If Alaçatı whets your appetite for warm-water Mediterranean foiling, you’re spoiled for nearby options worth lining up. The flat lagoon at Lo Stagnone in Sicily offers a similarly forgiving learn-to-foil environment, while the Greek islands of Paros and Karpathos serve up the same reliable Meltemi from across the Aegean. Whichever you choose, run your kit through our wing foil calculator first, then go chase that clockwork afternoon breeze. The windmills, and the mezze, will be waiting when you come in.
Frequently asked questions
When is the best season for wing foiling in Alaçatı?

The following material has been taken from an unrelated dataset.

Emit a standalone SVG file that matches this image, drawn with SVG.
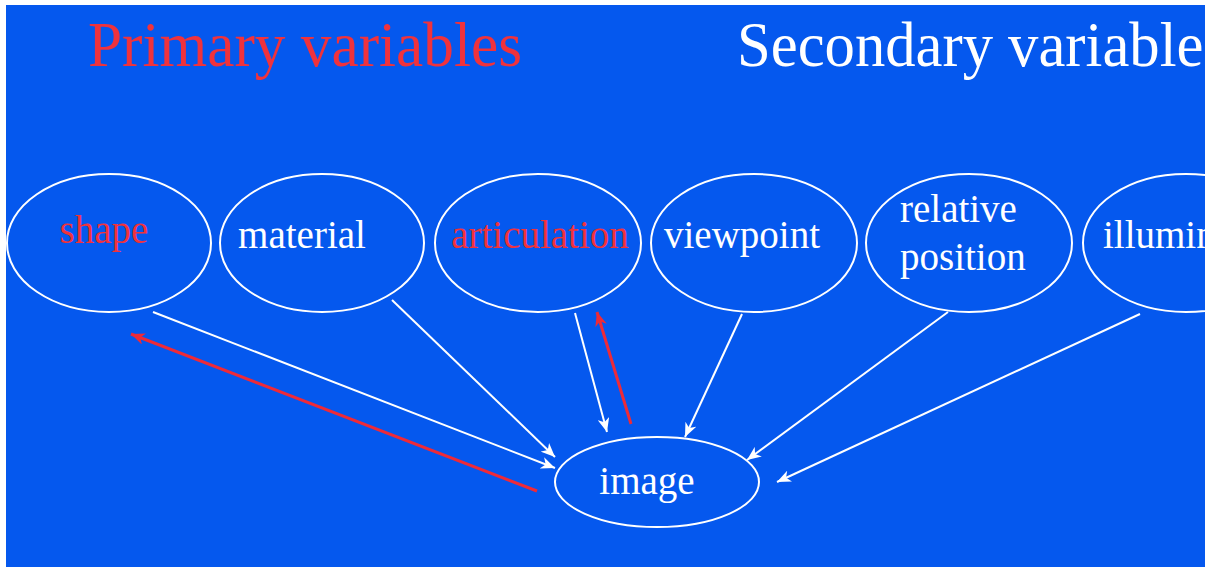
<svg xmlns="http://www.w3.org/2000/svg" width="1217" height="567" viewBox="0 0 1217 567">
  <style>
    .node ellipse { fill: none; stroke: #ffffff; stroke-width: 2; }
    .lbl { font-family: "Liberation Serif", "Times New Roman", serif; font-size: 39px; fill: #ffffff; }
    .lbl.red { fill: #f0323c; }
    .title { font-family: "Liberation Serif", "Times New Roman", serif; font-size: 63px; }
    .edge { fill: none; stroke: #ffffff; stroke-width: 2; }
    .edge.red { stroke: #ee2a38; stroke-width: 3; }
  </style>
  <defs>
    <clipPath id="panel">
      <rect x="6" y="5" width="1199" height="562"/>
    </clipPath>
    <marker id="ah" markerUnits="userSpaceOnUse" markerWidth="16" markerHeight="12" refX="14" refY="6" orient="auto">
      <path d="M0,0 L14,6 L0,12 L4,6 Z" fill="#ffffff"/>
    </marker>
    <marker id="ahr" markerUnits="userSpaceOnUse" markerWidth="16" markerHeight="12" refX="14" refY="6" orient="auto">
      <path d="M0,0 L14,6 L0,12 L4,6 Z" fill="#ee2a38"/>
    </marker>
  </defs>

  <rect x="0" y="0" width="1217" height="567" fill="#ffffff"/>
  <rect x="6" y="5" width="1199" height="562" fill="#0558ee"/>

  <g clip-path="url(#panel)">
    <text class="title" x="88" y="66" fill="#f0323c" textLength="434" lengthAdjust="spacingAndGlyphs">Primary variables</text>
    <text class="title" x="737" y="66" fill="#ffffff" textLength="490" lengthAdjust="spacingAndGlyphs">Secondary variables</text>

    <g id="connectors">
      <line class="edge" x1="153" y1="312" x2="555" y2="468" marker-end="url(#ah)"/>
      <line class="edge" x1="392" y1="300" x2="555" y2="457" marker-end="url(#ah)"/>
      <line class="edge" x1="575" y1="313" x2="607" y2="432" stroke-width="4" marker-end="url(#ah)"/>
      <line class="edge red" x1="631" y1="424" x2="597" y2="312" marker-end="url(#ahr)"/>
      <line class="edge" x1="742" y1="314" x2="685" y2="437" marker-end="url(#ah)"/>
      <line class="edge" x1="948" y1="312" x2="747" y2="460" stroke-width="3" marker-end="url(#ah)"/>
      <line class="edge" x1="1140" y1="314" x2="777" y2="482" marker-end="url(#ah)"/>
      <line class="edge red" x1="537" y1="491" x2="131" y2="334" marker-end="url(#ahr)"/>
    </g>

    <g id="shape" class="node">
      <ellipse cx="109" cy="243" rx="102" ry="69"/>
      <text class="lbl red" x="104" y="243" text-anchor="middle">shape</text>
    </g>
    <g id="material" class="node">
      <ellipse cx="322" cy="243" rx="102" ry="69"/>
      <text class="lbl" x="302" y="248" text-anchor="middle">material</text>
    </g>
    <g id="articulation" class="node">
      <ellipse cx="538" cy="243" rx="103" ry="69"/>
      <text class="lbl red" x="540" y="248" text-anchor="middle">articulation</text>
    </g>
    <g id="viewpoint" class="node">
      <ellipse cx="754" cy="243" rx="103" ry="69"/>
      <text class="lbl" x="742" y="248" text-anchor="middle">viewpoint</text>
    </g>
    <g id="relative-position" class="node">
      <ellipse cx="969" cy="243" rx="103" ry="69"/>
      <text class="lbl" x="900" y="222">relative</text>
      <text class="lbl" x="900" y="270">position</text>
    </g>
    <g id="illumination" class="node">
      <ellipse cx="1186" cy="243" rx="103" ry="69"/>
      <text class="lbl" x="1103" y="248">illumination</text>
    </g>
    <g id="image" class="node">
      <ellipse cx="657" cy="482" rx="102" ry="45"/>
      <text class="lbl" x="647" y="494" text-anchor="middle">image</text>
    </g>
  </g>
</svg>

The season runs roughly from May through October, riding the summer Meltemi wind. July and August offer the strongest, most reliable wind and the warmest water, but also the biggest crowds. June and September are a great compromise, with dependable breeze, warm-enough water and a less packed bay. Spring and October bring punchier, sometimes cooler conditions.
How much wind does Alaçatı get?
Wind typically averages around 15-25 knots across the season and can exceed 30 knots in the windier spring and autumn periods. The U-shaped bay funnels and accelerates the northerly Meltemi, and it generally blows side-onshore to side-shore. In summer it builds like clockwork through the afternoon, so you can usually plan a relaxed morning before sailing.
Is Alaçatı good for beginners?
Yes, it's one of the best beginner wing-foil spots in the region. Much of the bay is shallow and waist-deep with a sandy bottom and flat water, and the wind leans onshore so it pushes you back toward the beach. The northern end is gentle enough that even children learn there, and several established schools cluster around that zone.
What is the water temperature and do I need a wetsuit?
The Aegean warms through the season, climbing into the mid-20s Celsius in July and August, when many riders happily session in boardshorts or a swimsuit. In spring, early summer and the October shoulder the water is cooler, so a shorty or a thin full wetsuit keeps you comfortable for longer sessions. Pack light on neoprene for a high-summer trip.
How do I get to Alaçatı and what does it cost?
Fly into Izmir Adnan Menderes Airport (ADB), about 85-90 kilometres away. A private transfer or taxi takes roughly 60-75 minutes via the expressway and generally starts around 30-45 US dollars; intercity buses such as Çeşme Seyahat are cheaper but slower. Renting a car is worthwhile if you want to explore the wider Çeşme peninsula.